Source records
===============

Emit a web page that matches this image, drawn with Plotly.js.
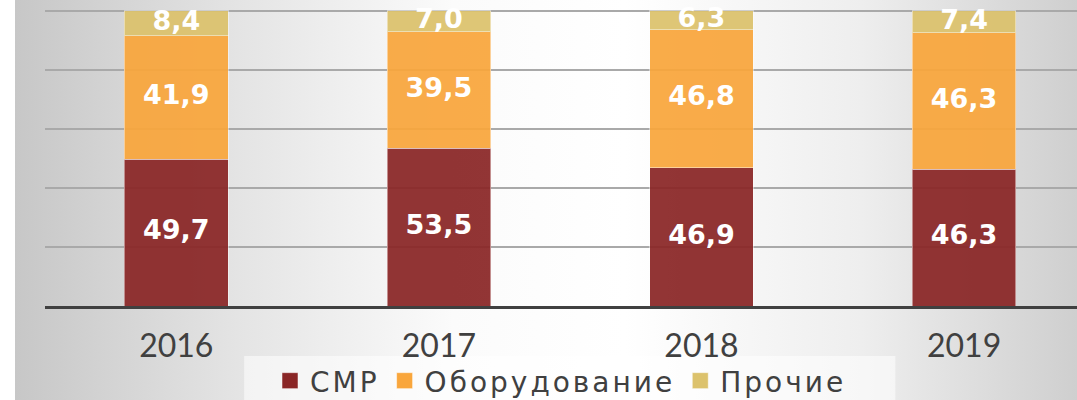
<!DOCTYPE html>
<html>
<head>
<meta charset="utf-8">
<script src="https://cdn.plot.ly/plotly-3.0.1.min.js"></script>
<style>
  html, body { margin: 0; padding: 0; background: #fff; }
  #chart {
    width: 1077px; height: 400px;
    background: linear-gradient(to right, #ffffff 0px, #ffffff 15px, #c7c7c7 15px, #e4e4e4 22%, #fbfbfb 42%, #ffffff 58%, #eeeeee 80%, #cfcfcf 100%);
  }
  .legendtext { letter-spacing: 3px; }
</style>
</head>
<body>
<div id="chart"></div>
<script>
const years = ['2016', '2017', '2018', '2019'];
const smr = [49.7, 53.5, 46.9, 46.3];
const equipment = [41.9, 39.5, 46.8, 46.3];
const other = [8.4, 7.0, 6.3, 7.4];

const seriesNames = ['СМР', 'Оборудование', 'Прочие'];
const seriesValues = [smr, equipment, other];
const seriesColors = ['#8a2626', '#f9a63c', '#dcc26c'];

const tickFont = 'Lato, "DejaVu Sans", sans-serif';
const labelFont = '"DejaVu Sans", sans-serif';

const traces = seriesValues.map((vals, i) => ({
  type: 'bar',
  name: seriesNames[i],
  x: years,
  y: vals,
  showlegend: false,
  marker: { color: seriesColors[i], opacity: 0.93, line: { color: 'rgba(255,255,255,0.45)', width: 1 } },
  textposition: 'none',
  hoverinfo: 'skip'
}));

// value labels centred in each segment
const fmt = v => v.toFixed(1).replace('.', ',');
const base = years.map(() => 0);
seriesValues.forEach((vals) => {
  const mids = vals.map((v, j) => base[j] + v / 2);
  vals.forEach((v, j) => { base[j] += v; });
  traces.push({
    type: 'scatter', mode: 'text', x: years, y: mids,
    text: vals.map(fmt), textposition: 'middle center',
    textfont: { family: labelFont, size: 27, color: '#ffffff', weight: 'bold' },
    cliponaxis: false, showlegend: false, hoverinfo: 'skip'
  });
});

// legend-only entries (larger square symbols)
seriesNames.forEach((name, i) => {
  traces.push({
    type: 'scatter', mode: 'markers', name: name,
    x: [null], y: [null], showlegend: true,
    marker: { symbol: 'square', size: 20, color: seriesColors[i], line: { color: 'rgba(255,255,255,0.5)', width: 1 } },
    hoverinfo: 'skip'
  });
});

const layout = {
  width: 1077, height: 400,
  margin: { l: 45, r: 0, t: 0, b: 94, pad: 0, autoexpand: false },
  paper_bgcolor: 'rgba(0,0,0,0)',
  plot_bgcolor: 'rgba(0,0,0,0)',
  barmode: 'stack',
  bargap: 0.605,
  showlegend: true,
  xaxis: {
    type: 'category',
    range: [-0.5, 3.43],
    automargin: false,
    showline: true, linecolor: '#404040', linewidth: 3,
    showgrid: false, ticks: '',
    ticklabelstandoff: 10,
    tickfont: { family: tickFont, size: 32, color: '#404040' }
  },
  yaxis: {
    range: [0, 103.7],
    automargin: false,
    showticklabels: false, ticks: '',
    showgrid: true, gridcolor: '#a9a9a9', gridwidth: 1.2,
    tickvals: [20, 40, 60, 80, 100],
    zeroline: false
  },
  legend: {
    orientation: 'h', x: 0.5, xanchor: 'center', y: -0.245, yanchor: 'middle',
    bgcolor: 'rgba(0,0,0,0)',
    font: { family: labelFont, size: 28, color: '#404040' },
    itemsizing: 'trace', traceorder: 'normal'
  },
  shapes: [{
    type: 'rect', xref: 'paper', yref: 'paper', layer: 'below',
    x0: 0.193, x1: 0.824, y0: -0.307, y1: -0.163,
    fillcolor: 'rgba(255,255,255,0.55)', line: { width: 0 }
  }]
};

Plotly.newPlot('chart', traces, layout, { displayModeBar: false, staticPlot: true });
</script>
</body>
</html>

===============

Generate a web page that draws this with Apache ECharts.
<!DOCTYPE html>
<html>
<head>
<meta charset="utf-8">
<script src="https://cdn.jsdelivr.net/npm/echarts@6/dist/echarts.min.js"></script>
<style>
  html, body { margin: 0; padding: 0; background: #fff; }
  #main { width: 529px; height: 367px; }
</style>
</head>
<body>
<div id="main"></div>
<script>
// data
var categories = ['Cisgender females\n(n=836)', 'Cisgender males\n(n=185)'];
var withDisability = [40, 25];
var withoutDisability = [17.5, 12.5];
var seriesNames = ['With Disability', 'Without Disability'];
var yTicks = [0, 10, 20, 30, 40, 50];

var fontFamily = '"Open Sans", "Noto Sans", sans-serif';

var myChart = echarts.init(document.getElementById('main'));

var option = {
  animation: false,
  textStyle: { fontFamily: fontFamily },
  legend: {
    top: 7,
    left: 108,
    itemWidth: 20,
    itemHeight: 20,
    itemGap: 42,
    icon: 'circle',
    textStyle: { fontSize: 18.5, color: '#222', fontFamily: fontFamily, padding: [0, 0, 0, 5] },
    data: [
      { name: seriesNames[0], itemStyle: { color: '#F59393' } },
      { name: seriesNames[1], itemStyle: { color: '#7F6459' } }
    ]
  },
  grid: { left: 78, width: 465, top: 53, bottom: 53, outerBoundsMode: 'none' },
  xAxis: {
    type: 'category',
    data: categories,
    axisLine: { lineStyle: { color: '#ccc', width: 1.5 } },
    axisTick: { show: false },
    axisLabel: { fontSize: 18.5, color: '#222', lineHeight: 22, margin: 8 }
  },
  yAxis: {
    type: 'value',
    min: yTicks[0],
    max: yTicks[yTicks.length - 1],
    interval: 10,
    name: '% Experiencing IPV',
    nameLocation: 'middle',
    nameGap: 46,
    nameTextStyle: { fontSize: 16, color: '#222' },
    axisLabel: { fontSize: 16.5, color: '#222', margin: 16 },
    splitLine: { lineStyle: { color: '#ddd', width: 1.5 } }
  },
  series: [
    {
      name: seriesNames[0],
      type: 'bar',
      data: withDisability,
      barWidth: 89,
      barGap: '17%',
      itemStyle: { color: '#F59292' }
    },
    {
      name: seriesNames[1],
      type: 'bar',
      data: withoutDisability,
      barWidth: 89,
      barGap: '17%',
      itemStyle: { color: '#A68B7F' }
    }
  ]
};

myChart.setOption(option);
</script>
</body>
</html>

===============

From the entries, copy out each line containing the word "that".

Emit a web page that matches this image, drawn with Plotly.js.
Generate a web page that draws this with Apache ECharts.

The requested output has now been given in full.